5.         (Section 1 Introduction) The reviewer hopes the introduction section in this paper can introduce more studies in recent years. The reviewer suggests authors don't list a lot of related tasks directly. It is better to select some representative and related literature or models to introduce with certain logic. For example, the latter model is an improvement on one aspect of the former model.

6.         The reviewer suggests to add a new paragraph in Introduction part to summary the contribution of this manuscript.

7.         (Page 6) The original statement “In fact, the study of the structure of neural networks has become best practice for machine learning research <*>, …”. (Facial expression recognition method with multi-label distribution learning for non-verbal behavior understanding in the classroom. Infrared Physics & Technology 2021, 112, 103594.;; Learning fusion feature representation for garbage image classification model in human–robot interaction. Infrared Physics & Technology 2023, 128, 104457.)

8.         Experimental pictures or tables should be described and the results should be analyzed in the picture description so that readers can clearly know the meaning without looking at the body.

9.         (Table 1) All the values in this table should be with same data accuracy. The number of data after the decimal point are the same. Please check other Tables.

10.     The authors are suggested to add some experiments with the methods proposed in other literatures, then compare these results with yours, rather than just comparing the methods proposed by yourself on different models.

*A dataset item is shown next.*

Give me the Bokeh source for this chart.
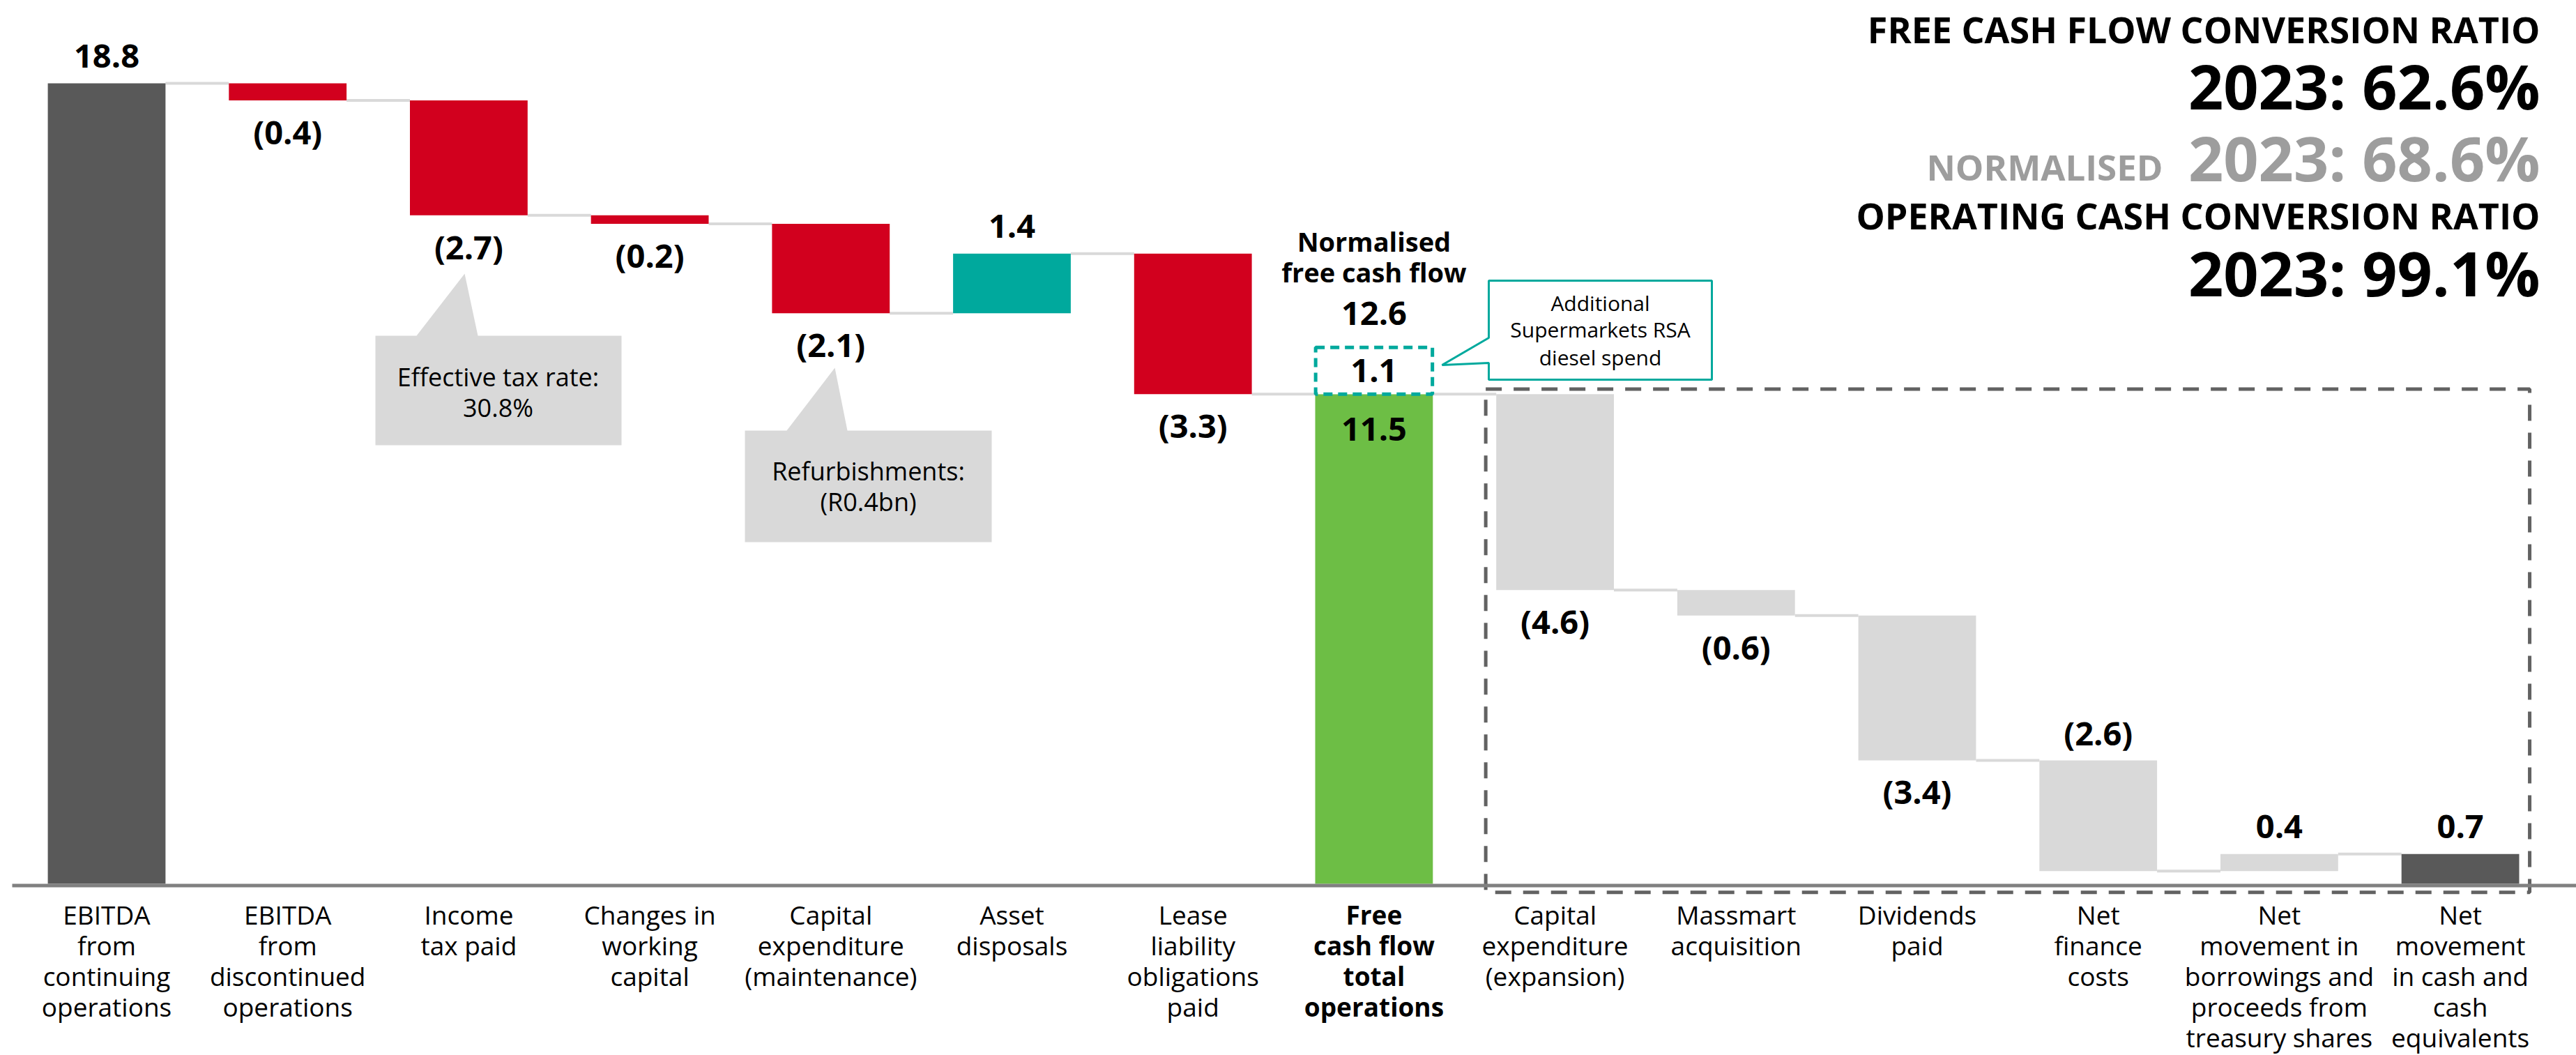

11.     Discuss the pros and cons of the proposed model.

 

My overall impression of this manuscript is that it is in general well-organized. The work seems interesting and the technical contributions are solid. I would like to check the revised manuscript again.

Author Response

Please see the attachment.

Author Response File: Author Response.pdf

Round 2

Reviewer 1 Report

The authors reasonably addressed each of the reviewer's previous issues.  The research could still be improved if the authors conducted the study on other datasets and specifically discussed the results with respect to each dataset's specific data.  Also, there are still some minor grammatical errors that should be addressed.

Author Response

Thanks again for your invaluable work. Next, you will find our answers to your comments.

Reviewer 1:

The authors reasonably addressed each of the reviewer's previous issues.  The research could still be improved if the authors conducted the study on other datasets and specifically discussed the results with respect to each dataset's specific data.  Also, there are still some minor grammatical errors that should be addressed.

Remark:

“The research could still be improved if the authors conducted the study on other datasets and specifically discussed the results with respect to each dataset's specific data.”

Answer:

• Of course, we plan to deepen the assessment by using other datasets and also real data coming from an autonomous vehicle. This is already mentioned in section 5.2 Ablation results (line 482) and section 6. Conclusion (lines 516-520: "However, to better generalise the model and to find the optimal solution between the performance of detecting obstacles and the price of the LiDAR component, it is desirable to test the model in many different datasets and environments such as waymo [55 ],nuScenes [56] or argoverse2 [57] datasets. "). Considering the current publishing timescales and the relative sparsity of suitable public datasets, we look forward to presenting further results in a follow-on paper.

Remark:

“Also, there are still some minor grammatical errors that should be addressed.”

Answer:

• Thank you for your comment on grammatical issues. We have now double-checked the manuscript through a bilingual speaker. Grammatical corrections are reported in yellow in the pdf document.

Reviewer 2 Report

No futhre comments on the revised version.

Author Response

Thanks again for your invaluable work.